Mindfulness training might affect how moral decisions are made and judged by cultivating a present-moment focus that reduces goal-oriented behavior (seeking future gain) or by increasing empathy for others. Du et al. [Scientific Reports] tested the effect of Mindfulness-Based Stress Reduction (MBSR) on moral decision-making involving tradeoffs between benefits to self and harm to self and others.
The researchers randomly assigned 68 meditation-naïve Chinese participants (75% female; Average age = 30 years) to either an 8-week MBSR course or a wait-list control. The MBSR protocol was the standard MBSR protocol delivered in a Chinese-language format. All participants engaged in moral decision making and judgment tasks and completed Chinese-language versions of mindfulness (the Five Factor Mindfulness Questionnaire), emotional regulation, and failures in executive control (problems in planning, impulsivity, and motivation) questionnaires one week prior to and after intervention.
In the moral decision-making task, participant pain thresholds were assessed to determine the level of electric shock needed to evoke a pain of “8” on a 10-point pain scale. Participants then engaged in a series of 96 decision making trials in which they chose between receiving various amounts of money while receiving painful shocks or giving them to another “person” in the next room. There was, in fact, no other person in the next room. Participants then rated the other “person’s” choices on the same task in terms of how moral their decisions were
Results from the study showed that mindfulness and executive control scores were significantly higher in the MBSR group as compared to controls after the intervention. While the control group showed an increased willingness to inflict harm on another as compared to oneself from pre- to post-testing (the “slippery slope” effect), the MBSR group did not (partial η2= 0.08).

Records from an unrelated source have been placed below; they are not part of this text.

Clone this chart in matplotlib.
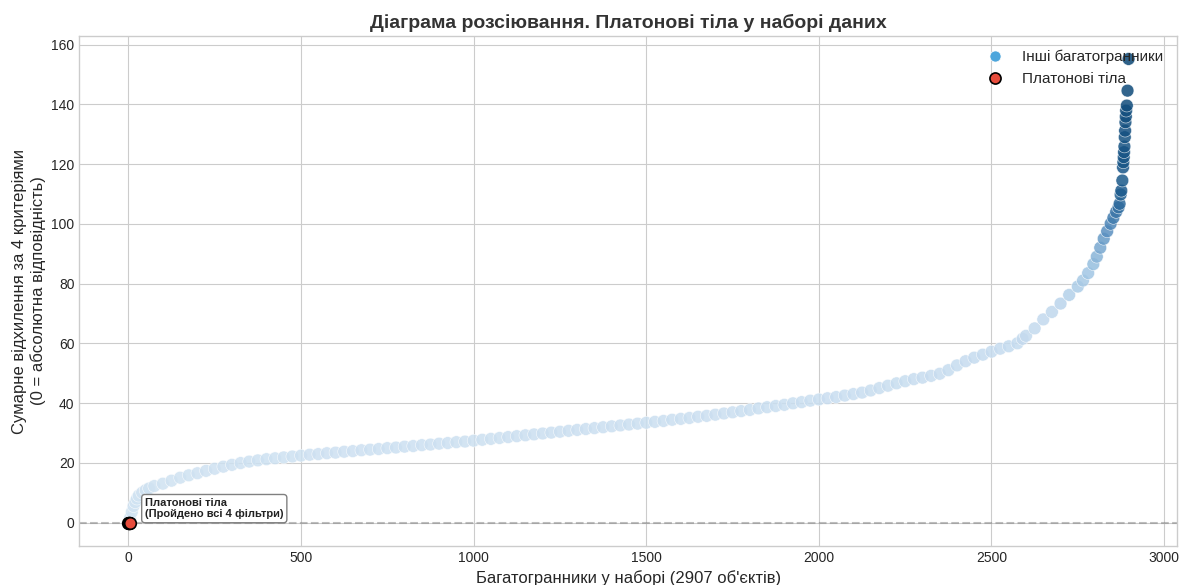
import matplotlib.pyplot as plt
from matplotlib.colors import LinearSegmentedColormap
from matplotlib.lines import Line2D

# індекси багатогранників (після сортування) та сумарне відхилення
platonic_idx = [0, 1, 2, 3, 4]
platonic_dev = [0, 0, 0, 0, 0]

idx = [5, 10, 15, 20, 25, 30, 40, 50, 60, 75,
       100, 125, 150, 175, 200, 225, 250, 275, 300, 325,
       350, 375, 400, 425, 450, 475, 500, 525, 550, 575,
       600, 625, 650, 675, 700, 725, 750, 775, 800, 825,
       850, 875, 900, 925, 950, 975, 1000, 1025, 1050, 1075,
       1100, 1125, 1150, 1175, 1200, 1225, 1250, 1275, 1300, 1325,
       1350, 1375, 1400, 1425, 1450, 1475, 1500, 1525, 1550, 1575,
       1600, 1625, 1650, 1675, 1700, 1725, 1750, 1775, 1800, 1825,
       1850, 1875, 1900, 1925, 1950, 1975, 2000, 2025, 2050, 2075,
       2100, 2125, 2150, 2175, 2200, 2225, 2250, 2275, 2300, 2325,
       2350, 2375, 2400, 2425, 2450, 2475, 2500, 2525, 2550, 2575,
       2590, 2600, 2625, 2650, 2675, 2700, 2725, 2750, 2765, 2780,
       2795, 2805, 2815, 2825, 2835, 2845, 2853, 2861, 2868, 2871,
       2874, 2876, 2879, 2881, 2882, 2883, 2884, 2885, 2886, 2887,
       2888, 2889, 2890, 2892, 2894, 2897]
dev = [1.5, 3.5, 5.5, 6.8, 8.0, 9.0, 10.0, 10.8, 11.4, 12.2,
       13.0, 14.0, 15.0, 15.8, 16.5, 17.3, 18.0, 18.7, 19.3, 19.9,
       20.4, 20.8, 21.2, 21.5, 21.8, 22.1, 22.4, 22.7, 22.9, 23.2,
       23.4, 23.7, 23.9, 24.2, 24.4, 24.6, 24.9, 25.1, 25.4, 25.6,
       25.9, 26.1, 26.4, 26.6, 26.9, 27.1, 27.4, 27.7, 28.0, 28.3,
       28.6, 28.9, 29.2, 29.5, 29.8, 30.1, 30.4, 30.7, 31.0, 31.3,
       31.6, 31.9, 32.2, 32.5, 32.8, 33.1, 33.4, 33.7, 34.0, 34.4,
       34.7, 35.0, 35.4, 35.7, 36.1, 36.5, 36.9, 37.3, 37.7, 38.2,
       38.6, 39.0, 39.4, 39.9, 40.3, 40.8, 41.2, 41.6, 42.0, 42.5,
       43.0, 43.5, 44.2, 45.0, 45.8, 46.6, 47.3, 48.0, 48.5, 49.1,
       49.8, 51.0, 52.6, 54.0, 55.2, 56.2, 57.2, 58.2, 59.0, 60.0,
       61.5, 62.5, 65.0, 68.0, 70.5, 73.3, 76.2, 79.0, 81.0, 83.5,
       86.5, 89.0, 92.0, 95.0, 97.5, 100.0, 102.0, 104.0, 105.5, 106.7,
       109.8, 111.1, 114.5, 118.9, 120.6, 122.3, 124.0, 125.9, 129.0, 131.2,
       134.0, 135.9, 137.9, 139.6, 144.6, 155.2]

total = 2907

plt.style.use('seaborn-v0_8-whitegrid')
plt.rcParams['font.family'] = ['Liberation Sans', 'DejaVu Sans']

# світлі точки для малих відхилень, темні для "хвоста"
cmap = LinearSegmentedColormap.from_list('dev_blues', [
    (0.0, '#d2e4f2'), (0.45, '#c2d9ee'), (0.55, '#9cc3e2'),
    (0.64, '#4f88ba'), (0.72, '#1c5a8c'), (1.0, '#0a4573')])

fig, ax = plt.subplots(figsize=(11.84, 5.85), dpi=100)
fig.subplots_adjust(left=0.067, right=0.994, top=0.938, bottom=0.067)

ax.scatter(idx, dev, c=dev, cmap=cmap, vmin=0, vmax=max(dev),
           s=85, alpha=0.85, edgecolors='white', linewidths=0.4, zorder=2)
ax.scatter(platonic_idx, platonic_dev, color='#e74c3c', edgecolors='black',
           s=70, linewidths=1.2, zorder=5)

ax.axhline(0, color='gray', linestyle='--', linewidth=1.5, alpha=0.5, zorder=1)

ax.annotate('Платонові тіла\n(Пройдено всі 4 фільтри)', xy=(0, 0),
            xytext=(12, 10), textcoords='offset points', ha='left', va='center',
            fontsize=8, fontweight='bold', color='#222222',
            bbox=dict(boxstyle='round,pad=0.3', fc='white', ec='gray', lw=1))

ax.set_xlim(-142, 3037)
ax.set_ylim(-7.8, 162.8)

ax.set_title('Діаграма розсіювання. Платонові тіла у наборі даних',
             fontsize=14, fontweight='bold', color='#333333')
ax.set_xlabel(f"Багатогранники у наборі ({total} об'єктів)", fontsize=12, labelpad=4)
ax.set_ylabel('Сумарне відхилення за 4 критеріями\n(0 = абсолютна відповідність)', fontsize=12)

handles = [
    Line2D([], [], marker='o', linestyle='', markersize=8, markerfacecolor='#4ea6dc',
           markeredgecolor='white', markeredgewidth=0.5),
    Line2D([], [], marker='o', linestyle='', markersize=8, markerfacecolor='#e74c3c',
           markeredgecolor='black', markeredgewidth=1.2),
]
ax.legend(handles, ['Інші багатогранники', 'Платонові тіла'], loc='upper right',
          fontsize=11, frameon=False)

plt.savefig('out.png', dpi=100)
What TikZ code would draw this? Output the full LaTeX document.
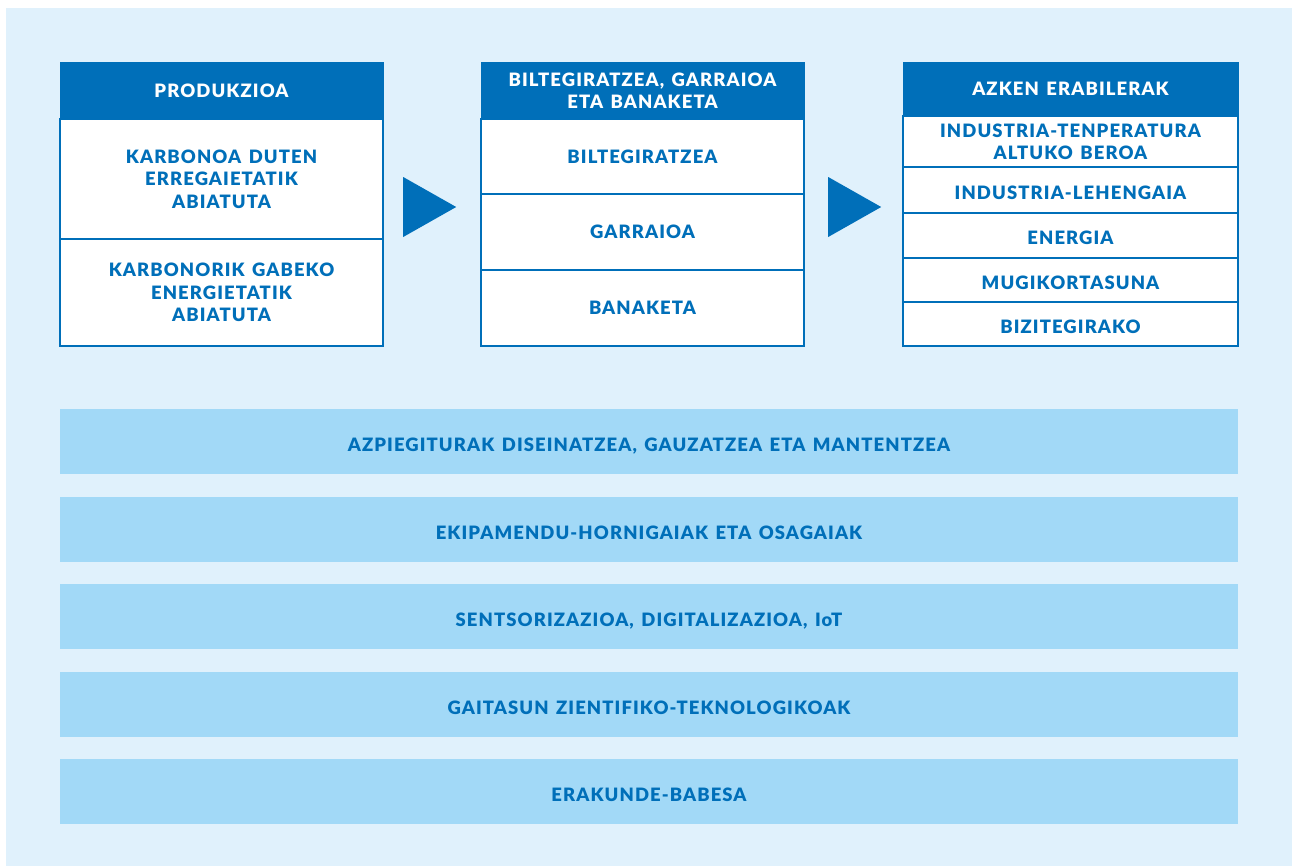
\documentclass[tikz,border=0pt]{standalone}
\usepackage{fontspec}
\setmainfont{Lato}[BoldFont={Lato Black}, LetterSpace=6, WordSpace=1.4]
\usetikzlibrary{positioning, shapes.geometric}
\definecolor{kblue}{HTML}{006FB9}
\definecolor{kback}{HTML}{E0F1FC}
\definecolor{kband}{HTML}{A2D9F7}
\tikzset{boxfont/.style={font=\bfseries\fontsize{18.5}{22.5}\selectfont}}
\tikzset{hdr/.style={boxfont, fill=kblue, draw=kblue, text=white, inner sep=0pt, outer sep=0pt, align=center}}
\tikzset{cell/.style={boxfont, fill=white, draw=kblue, line width=1.2bp, text=kblue, inner sep=0pt, outer sep=0pt, align=center}}
\tikzset{lowcell/.style={cell, text height=18bp, text depth=0pt}}
\tikzset{band/.style={boxfont, fill=kband, text=kblue, inner sep=0pt, text height=20bp, text depth=0pt, minimum width=1178bp, minimum height=65bp}}
\tikzset{tri/.style={isosceles triangle, isosceles triangle stretches, fill=kblue, inner sep=0pt, minimum width=60bp, minimum height=53bp, anchor=west}}

\begin{document}
\begin{tikzpicture}[x=1bp, y=-1bp]
    \useasboundingbox (0,0) rectangle (1292,866);
    \fill[kback] (6,8) rectangle (1292,866);

    % produkzioa
    \node[hdr, minimum width=323bp, minimum height=57bp, anchor=north west] (prod) at (60,62) {PRODUKZIOA};
    \node[cell, minimum width=323bp, minimum height=120bp, below=0pt of prod] (prod1) {KARBONOA DUTEN\\ERREGAIETATIK\\ABIATUTA};
    \node[cell, minimum width=323bp, minimum height=107bp, below=0pt of prod1] (prod2) {KARBONORIK GABEKO\\ENERGIETATIK\\ABIATUTA};

    % biltegiratzea
    \node[hdr, minimum width=323bp, minimum height=57bp, anchor=north west] (bilt) at (481,62) {BILTEGIRATZEA, GARRAIOA\\ETA BANAKETA};
    \node[cell, minimum width=323bp, minimum height=75bp, below=0pt of bilt] (bilt1) {BILTEGIRATZEA};
    \node[cell, minimum width=323bp, minimum height=76bp, below=0pt of bilt1] (bilt2) {GARRAIOA};
    \node[cell, minimum width=323bp, minimum height=76bp, below=0pt of bilt2] (bilt3) {BANAKETA};

    % azken erabilerak
    \node[hdr, minimum width=335bp, minimum height=54bp, anchor=north west] (azk) at (903,62) {AZKEN ERABILERAK};
    \node[cell, minimum width=335bp, minimum height=51bp, below=0pt of azk] (azk1) {INDUSTRIA-TENPERATURA\\ALTUKO BEROA};
    \node[lowcell, minimum width=335bp, minimum height=46bp, below=0pt of azk1] (azk2) {INDUSTRIA-LEHENGAIA};
    \node[lowcell, minimum width=335bp, minimum height=45bp, below=0pt of azk2] (azk3) {ENERGIA};
    \node[lowcell, minimum width=335bp, minimum height=44bp, below=0pt of azk3] (azk4) {MUGIKORTASUNA};
    \node[lowcell, minimum width=335bp, minimum height=44bp, below=0pt of azk4] (azk5) {BIZITEGIRAKO};

    % geziak
    \node[tri] (gezi1) at (403,207) {};
    \node[tri] (gezi2) at (828,207) {};

    % zerrendak
    \node[band] (zer1) at (649,441.5) {AZPIEGITURAK DISEINATZEA, GAUZATZEA ETA MANTENTZEA};
    \node[band] (zer2) at (649,529.5) {EKIPAMENDU-HORNIGAIAK ETA OSAGAIAK};
    \node[band] (zer3) at (649,616.5) {SENTSORIZAZIOA, DIGITALIZAZIOA, IoT};
    \node[band] (zer4) at (649,704.5) {GAITASUN ZIENTIFIKO-TEKNOLOGIKOAK};
    \node[band] (zer5) at (649,791.5) {ERAKUNDE-BABESA};
\end{tikzpicture}
\end{document}
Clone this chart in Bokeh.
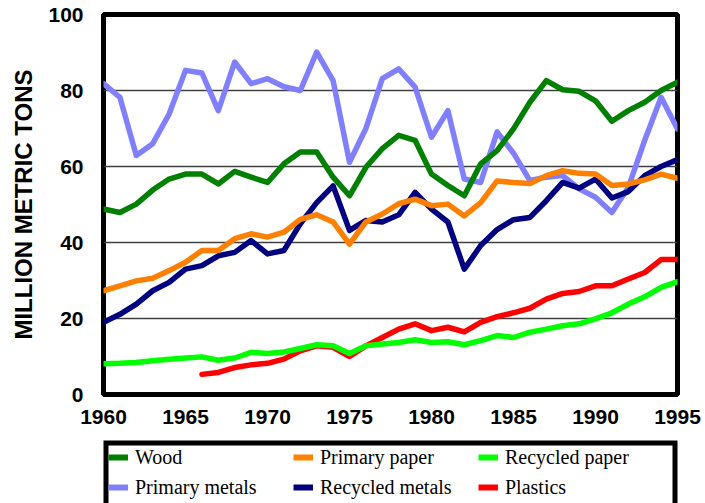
from bokeh.plotting import figure
from bokeh.layouts import column
from bokeh.models import Legend, LegendItem, FixedTicker, Range1d
from bokeh.embed import file_html
from bokeh.resources import INLINE

years = list(range(1960, 1996))
plastics_years = list(range(1966, 1996))

wood = [48.8, 47.9, 50.1, 53.8, 56.7, 58.0, 58.0, 55.4, 58.7, 57.2,
        55.8, 60.7, 63.8, 63.8, 57.2, 52.3, 59.8, 64.7, 68.2, 66.9,
        58.0, 55.0, 52.3, 60.7, 64.2, 69.9, 76.9, 82.6, 80.2, 79.8,
        77.3, 71.9, 74.7, 76.9, 80.0, 82.2]
primary_paper = [27.3, 28.6, 29.9, 30.6, 32.6, 34.8, 37.9, 37.9, 41.0, 42.3,
                 41.4, 42.7, 46.1, 47.3, 45.4, 39.6, 45.4, 47.5, 50.2, 51.4,
                 49.7, 50.1, 47.0, 50.5, 56.2, 55.8, 55.5, 57.6, 58.9, 58.2,
                 58.0, 55.0, 55.4, 56.5, 58.0, 56.9]
recycled_paper = [8.1, 8.2, 8.4, 8.9, 9.3, 9.6, 9.9, 9.0, 9.6, 11.1,
                  10.8, 11.2, 12.1, 13.1, 12.8, 10.8, 12.8, 13.3, 13.7, 14.4,
                  13.7, 13.9, 13.1, 14.2, 15.5, 15.0, 16.4, 17.2, 18.1, 18.6,
                  19.9, 21.5, 23.8, 25.7, 28.2, 29.7]
primary_metals = [81.8, 78.2, 62.9, 66.0, 73.8, 85.3, 84.6, 74.7, 87.5, 81.8,
                  83.1, 81.0, 80.0, 90.1, 82.6, 61.1, 70.0, 83.1, 85.7, 80.9,
                  67.7, 74.7, 56.7, 55.8, 69.1, 63.5, 56.3, 57.2, 57.6, 54.1,
                  51.9, 47.9, 54.5, 66.9, 78.2, 69.9]
recycled_metals = [19.0, 21.1, 23.8, 27.3, 29.5, 33.0, 33.9, 36.5, 37.4, 40.5,
                   37.0, 37.9, 44.9, 50.5, 54.9, 43.2, 45.8, 45.4, 47.3, 53.2,
                   48.8, 45.4, 33.0, 39.2, 43.4, 46.0, 46.6, 51.0, 55.8, 54.3,
                   56.7, 51.7, 53.4, 57.6, 60.0, 61.8]
plastics = [5.3, 5.8, 7.1, 7.8, 8.2, 9.3, 11.5, 12.8, 12.4, 10.0,
            12.8, 15.0, 17.2, 18.6, 16.8, 17.7, 16.5, 19.0, 20.5, 21.5,
            22.7, 25.1, 26.6, 27.1, 28.6, 28.6, 30.4, 32.1, 35.5, 35.5]

x_ticks = [1960, 1965, 1970, 1975, 1980, 1985, 1990, 1995]
y_ticks = [0, 20, 40, 60, 80, 100]

names = ["Wood", "Primary paper", "Recycled paper",
         "Primary metals", "Recycled metals", "Plastics"]
colors = {"Wood": "#008000", "Primary paper": "#FF8000",
          "Recycled paper": "#00FF00", "Primary metals": "#8080FF",
          "Recycled metals": "#000080", "Plastics": "#FF0000"}

series = {
    "Primary metals": (years, primary_metals),
    "Wood": (years, wood),
    "Recycled metals": (years, recycled_metals),
    "Primary paper": (years, primary_paper),
    "Plastics": (plastics_years, plastics),
    "Recycled paper": (years, recycled_paper),
}

# ---- main chart ----
p = figure(width=703, height=436,
           x_range=Range1d(1960, 1995), y_range=Range1d(0, 100),
           output_backend="svg", toolbar_location=None,
           min_border_left=102, min_border_right=25,
           min_border_top=14, min_border_bottom=42)

p.outline_line_width = 5
p.outline_line_color = "black"
p.outline_line_alpha = 1.0
p.background_fill_color = "white"
p.border_fill_color = "white"

p.xgrid.grid_line_color = None
p.ygrid.grid_line_color = "#404040"
p.ygrid.grid_line_width = 1.3
p.ygrid.ticker = FixedTicker(ticks=y_ticks)

p.xaxis.ticker = FixedTicker(ticks=x_ticks)
p.yaxis.ticker = FixedTicker(ticks=y_ticks)
for ax in (p.xaxis, p.yaxis):
    ax.axis_line_color = None
    ax.major_tick_line_color = None
    ax.minor_tick_line_color = None
    ax.major_label_text_font = "Liberation Sans"
    ax.major_label_text_font_size = "21px"
    ax.major_label_text_font_style = "bold"
    ax.major_label_text_color = "black"
p.yaxis.major_label_standoff = 14
p.xaxis.major_label_standoff = 9
p.yaxis.axis_label = "MILLION METRIC TONS"
p.yaxis.axis_label_text_font = "Liberation Sans"
p.yaxis.axis_label_text_font_size = "24px"
p.yaxis.axis_label_text_font_style = "bold"
p.yaxis.axis_label_text_color = "black"
p.yaxis.axis_label_standoff = 8

for name, (xs, ys) in series.items():
    p.line(xs, ys, line_color=colors[name], line_width=5.5,
           line_join="round", line_cap="round")

# ---- legend strip ----
lg = figure(width=703, height=67, x_range=Range1d(0, 1), y_range=Range1d(0, 1),
            output_backend="svg", toolbar_location=None,
            x_axis_type=None, y_axis_type=None,
            min_border_left=103, min_border_right=26,
            min_border_top=4, min_border_bottom=0)
lg.outline_line_color = None
lg.xgrid.grid_line_color = None
lg.ygrid.grid_line_color = None
lg.background_fill_color = "white"
lg.border_fill_color = "white"

# legend box: a frame-filling rectangle (its lower edge falls below the page)
lg.quad(left=[0], right=[1], top=[1], bottom=[-1],
        fill_color=None, line_color="black", line_width=10)

# series lines lie outside this strip's view; only their legend entries show
lg_renderers = {}
for name, (xs, ys) in series.items():
    lg_renderers[name] = lg.line(xs, ys, line_color=colors[name], line_width=6)

legend = Legend(
    items=[LegendItem(label=n, renderers=[lg_renderers[n]]) for n in names],
    location="top_left", orientation="horizontal", ncols=3,
    label_text_font="Liberation Serif", label_text_font_size="20px",
    label_text_color="black",
    label_width=152, label_height=24, glyph_width=20, glyph_height=24,
    label_standoff=7, spacing=6, padding=0, margin=5,
    border_line_color=None,
    background_fill_alpha=0.0)
lg.add_layout(legend)

layout = column(p, lg, spacing=0)
open("out.html", "w").write(file_html(layout, INLINE))
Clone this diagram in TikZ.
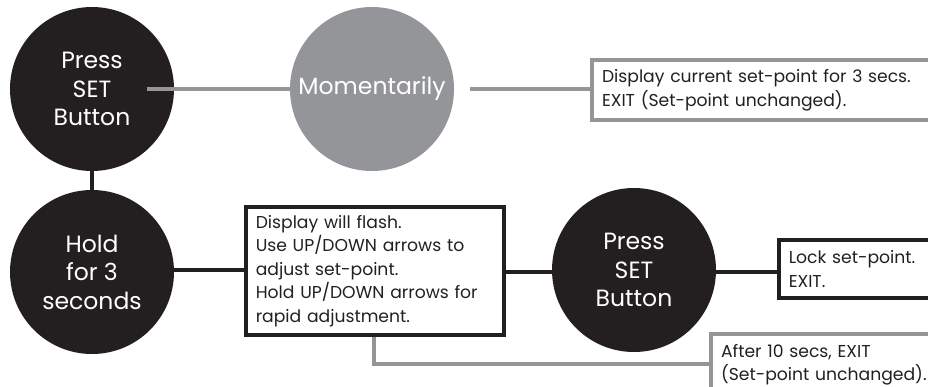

Using Bayesian hierarchical drift diffusion modeling, the researchers established that the amount of money participants received for each decision had less of an effect on MBSR decision-makers than controls. In other words, MBSR suppressed the influence of increases in money on moral decision-making, whereas controls were more likely to morally justify causing harm to others when the amount of monetary compensation was sufficiently high.
MBSR did not make participants more moral compared to their own baseline but reduced the magnitude of the slippery slope compared to controls.
In terms of moral judgment, participants became less judgmental of other’s choices from pretesting to post-testing. Participants weighted the importance of money more and the importance of pain less during post-testing than pretesting. There was a difference between groups in this effect, however. For controls, the same amount of money justified more harm in post-testing than pretesting, whereas the amount of money had less of an effect on the mindfulness group’s judgment.
The study shows MBSR can shift the relative value of monetary gain in moral decision making and judgment involving harm compared to a wait-list control.
The study is limited by the lack of an active control and the possibility that group differences in moral performance may owe more to the demand characteristics of having been in a mindfulness condition than to cognitive changes due to mindfulness per se.
Du, W., Yu, H., Liu, X., & Zhou, X. (2023). Mindfulness training reduces slippery slope effects in moral decision-making and moral judgment. Scientific Reports, 13(1), 2967.